ADAM NAGOURNEY REPORTS FROM A PARALLEL UNIVERSE

Nagourney, on the front page of today's New York Times:

...if Mr. Obama becomes the Democratic presidential nominee, he is sure to face an onslaught from Republicans and their allies that will be very different in tone and intensity from what he has faced so far.

...For much of this year, Mr. Obama has been handled with relative care by Mrs. Clinton....


"Relative care"? Hillary Clinton suggesting that Al-Qaeda was more likely to attack if Obama is president? Bill Clinton describing Obama's assertion that he's consistently opposed the Iraq War as a "fairytale" and comparing Obama to Jesse Jackson? Surrogates attacking Obama's youthful drug use? Campaign staffers circulating madrassa e-mails? A speaker at a Clinton campaign appearance calling Obama supporters "latte-drinking, Prius-driving, Birkenstock-wearing, trust fund babies"?

You can say the Clinton campaign got nasty or you can say that politics ain't beanbag and Obama can't complain if the going got rough. But Nagourney is actually arguing that the going didn't get rough -- that Obama has been treated with kid gloves. That's absurd.

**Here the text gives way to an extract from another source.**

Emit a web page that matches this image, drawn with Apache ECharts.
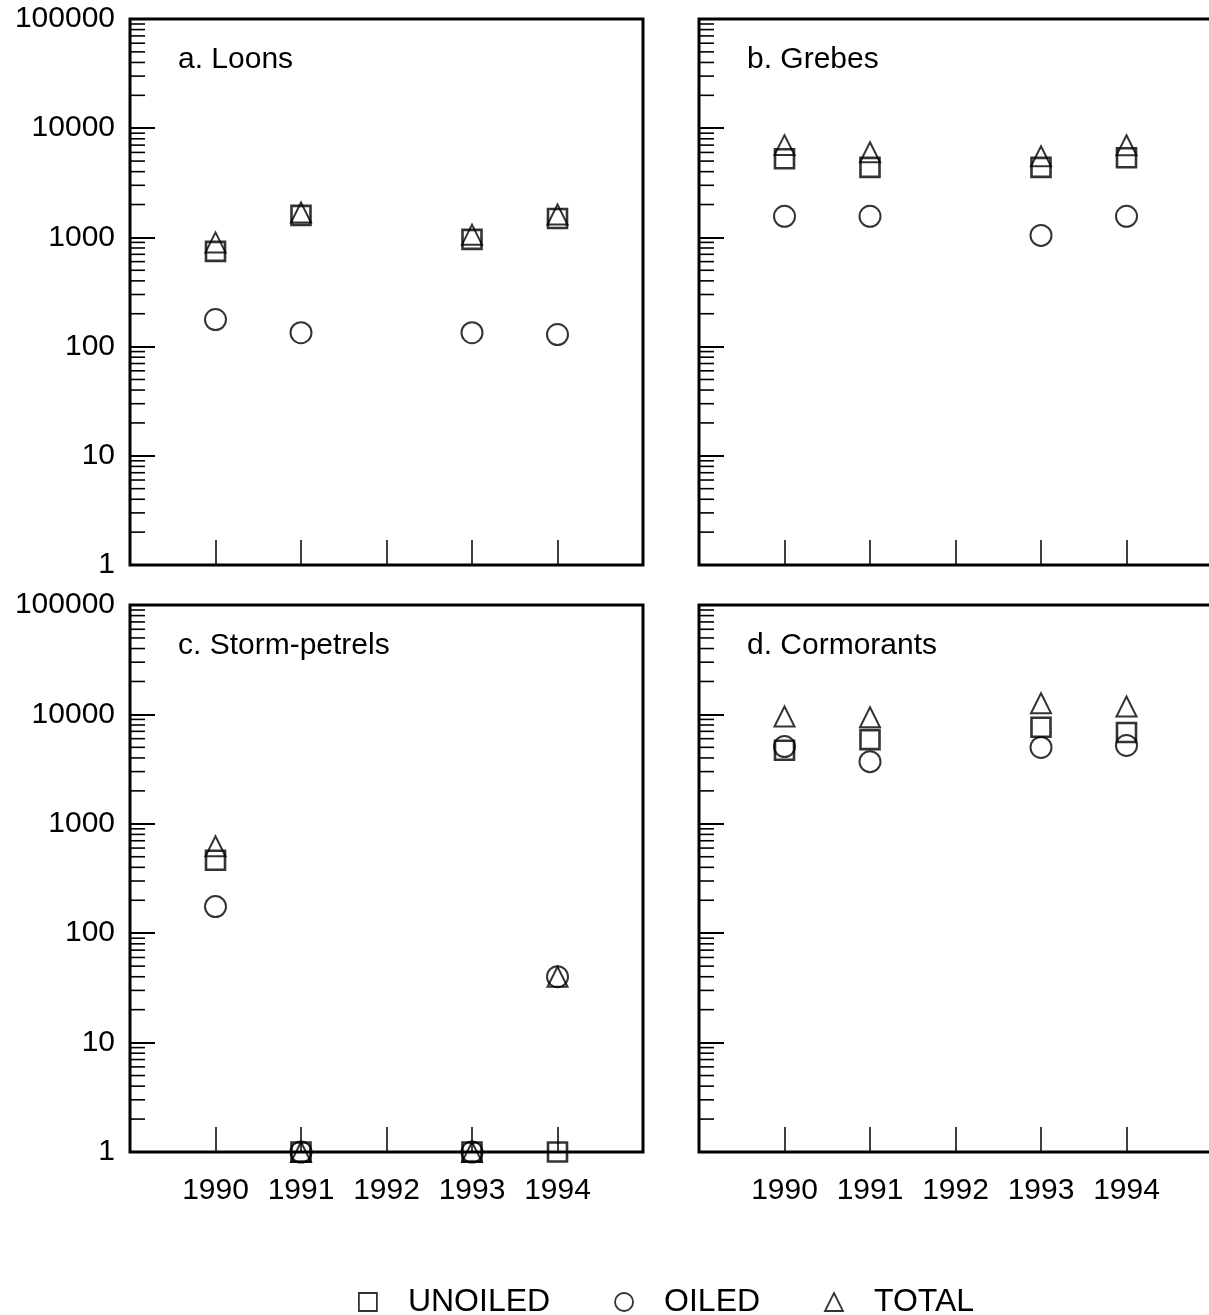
<!DOCTYPE html>
<html>
<head>
<meta charset="utf-8">
<script src="https://cdn.jsdelivr.net/npm/echarts@6/dist/echarts.min.js"></script>
<style>
  html, body { margin: 0; padding: 0; background: #fff; }
  #chart { width: 1209px; height: 1315px; }
</style>
</head>
<body>
<div id="chart"></div>
<script>
// x axis years
const years = [1990, 1991, 1992, 1993, 1994];
// y axis tick labels
const yTickLabels = ["1", "10", "100", "1000", "10000", "100000"];

// a. Loons
const loonsUnoiled = [745, 1590, null, 960, 1490];
const loonsOiled = [177, 134, null, 134, 129];
const loonsTotal = [900, 1690, null, 1060, 1620];
// b. Grebes
const grebesUnoiled = [5250, 4380, null, 4380, 5360];
const grebesOiled = [1560, 1560, null, 1043, 1560];
const grebesTotal = [7000, 6030, null, 5530, 6980];
// c. Storm-petrels (zeros plotted at 1)
const petrelsUnoiled = [464, 1, null, 1, 1];
const petrelsOiled = [175, 1, null, 1, 40];
const petrelsTotal = [624, 1, null, 1, 40];
// d. Cormorants
const cormorantsUnoiled = [4700, 5880, null, 7620, 6830];
const cormorantsOiled = [5080, 3700, null, 4990, 5200];
const cormorantsTotal = [9570, 9420, null, 12640, 11800];

const panels = [
  { title: "a. Loons", u: loonsUnoiled, o: loonsOiled, t: loonsTotal },
  { title: "b. Grebes", u: grebesUnoiled, o: grebesOiled, t: grebesTotal },
  { title: "c. Storm-petrels", u: petrelsUnoiled, o: petrelsOiled, t: petrelsTotal },
  { title: "d. Cormorants", u: cormorantsUnoiled, o: cormorantsOiled, t: cormorantsTotal },
];

// 网格位置
const grids = [
  { left: 130, top: 19, width: 513, height: 546 },
  { left: 699, top: 19, width: 513, height: 546 },
  { left: 130, top: 605, width: 513, height: 547 },
  { left: 699, top: 605, width: 513, height: 547 },
];

// 对数轴次刻度 2..9 x 10^k
const minorTicks = [];
for (let k = 0; k < 5; k++) {
  for (let m = 2; m <= 9; m++) minorTicks.push(m * Math.pow(10, k));
}

const font = "Liberation Sans, Arial, Helvetica, sans-serif";
const hollow = { color: "rgba(0,0,0,0)", borderColor: "#000", borderWidth: 2 };

const chart = echarts.init(document.getElementById("chart"));

const xAxis = grids.map((g, i) => ({
  type: "value",
  gridIndex: i,
  min: 1989,
  max: 1995,
  interval: 1,
  axisLine: { show: false },
  splitLine: { show: false },
  axisTick: { show: true, inside: true, length: 25, lineStyle: { color: "#000", width: 1.5 } },
  axisLabel: {
    show: i >= 2,
    margin: 24,
    color: "#000",
    fontSize: 30,
    fontFamily: font,
    formatter: (v) => (years.indexOf(v) >= 0 ? String(v) : ""),
  },
}));

const yAxis = grids.map((g, i) => ({
  type: "log",
  logBase: 10,
  gridIndex: i,
  min: 1,
  max: 100000,
  axisLine: { show: false },
  splitLine: { show: false },
  axisTick: { show: true, inside: true, length: 25, lineStyle: { color: "#000", width: 2 } },
  axisLabel: {
    show: i % 2 === 0,
    margin: 15,
    color: "#000",
    fontSize: 30,
    fontFamily: font,
    formatter: (v) => {
      const s = String(Math.round(v));
      return yTickLabels.indexOf(s) >= 0 ? s : "";
    },
  },
}));

const series = [];
panels.forEach((p, i) => {
  const pts = (arr) => years.map((y, j) => (arr[j] == null ? null : [y, arr[j]])).filter(Boolean);
  series.push({
    name: "UNOILED", type: "scatter", xAxisIndex: i, yAxisIndex: i, clip: false,
    symbol: "rect", symbolSize: 19, itemStyle: { ...hollow, borderWidth: 2.6 }, data: pts(p.u),
  });
  series.push({
    name: "OILED", type: "scatter", xAxisIndex: i, yAxisIndex: i, clip: false,
    symbol: "circle", symbolSize: 21, itemStyle: hollow, data: pts(p.o),
  });
  series.push({
    name: "TOTAL", type: "scatter", xAxisIndex: i, yAxisIndex: i, clip: false,
    symbol: "triangle", symbolSize: 20, itemStyle: hollow, data: pts(p.t),
  });
  // 次刻度
  series.push({
    type: "custom", xAxisIndex: i, yAxisIndex: i, silent: true, clip: false,
    data: minorTicks.map((v) => [1989, v]),
    renderItem: (params, api) => {
      const c = api.coord([api.value(0), api.value(1)]);
      return {
        type: "line",
        shape: { x1: c[0], y1: c[1], x2: c[0] + 15, y2: c[1] },
        style: { stroke: "#000", lineWidth: 1.6 },
      };
    },
  });
});

const option = {
  backgroundColor: "#fff",
  animation: false,
  grid: grids.map((g) => ({
    ...g, show: true, borderColor: "#000", borderWidth: 3, containLabel: false, outerBoundsMode: "none",
  })),
  xAxis,
  yAxis,
  title: panels.map((p, i) => ({
    text: p.title,
    left: grids[i].left + 48,
    top: grids[i].top + 26,
    padding: 0,
    textStyle: { color: "#000", fontSize: 30, fontWeight: "normal", fontFamily: font },
  })),
  legend: {
    data: ["UNOILED", "OILED", "TOTAL"],
    left: 353,
    top: 1281,
    itemWidth: 18,
    itemHeight: 18,
    itemGap: 64,
    textStyle: { color: "#000", fontSize: 32, fontFamily: font, padding: [0, 0, 0, 26] },
    itemStyle: { color: "rgba(0,0,0,0)", borderColor: "#000", borderWidth: 1.8 },
  },
  series,
};

chart.setOption(option);
</script>
</body>
</html>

Of course, Nagourney would argue that. The message of virtually every story Adam Nagourney has ever written is "Democrats are doomed." He predicts doom for Democrats and then uses his front-page column inches in the Times to make that into self-fulfilling prophesy. So pay no attention to Obama's success in the polls, against both Clinton and McCain, Nagourney says -- Obama's really never been attacked, and he probably won't be able to handle it when he is.

*****

There's one more pro-Republican meme Nagourney wants to spread in this story: that whatever happens between now and November, John McCain is innocent.

Watch how Nagourney pre-acquits McCain:

But Mr. McCain clearly will not control all of the voices that could oppose Mr. Obama, from bloggers and talk radio hosts to other elected officials. Even parts of the Republican Party apparatus can transmit messages that the presidential nominee cannot or will not.

That's a sneaky, deceitful elision. The first sentence alludes to people McCain genuinely can't be expected to control. But the second sentence refers to the national party of which McCain will be the nominee. Is Nagourney saying that McCain is helpless to influence the big kahunas in his party when he's the party's presidential candidate? Well, no, Nagourney's not exactly saying that -- but by putting that sentence after a sentence about people McCain "clearly will not control," Nagourney is trying to lull you into thinking that nothing, even if it comes from RNC headquarters, will be McCain's fault.

That is what we're going to hear, of course, for the next eight months -- that no weapon wielded by any Republican, in however appalling a way, has McCain's fingerprints on it.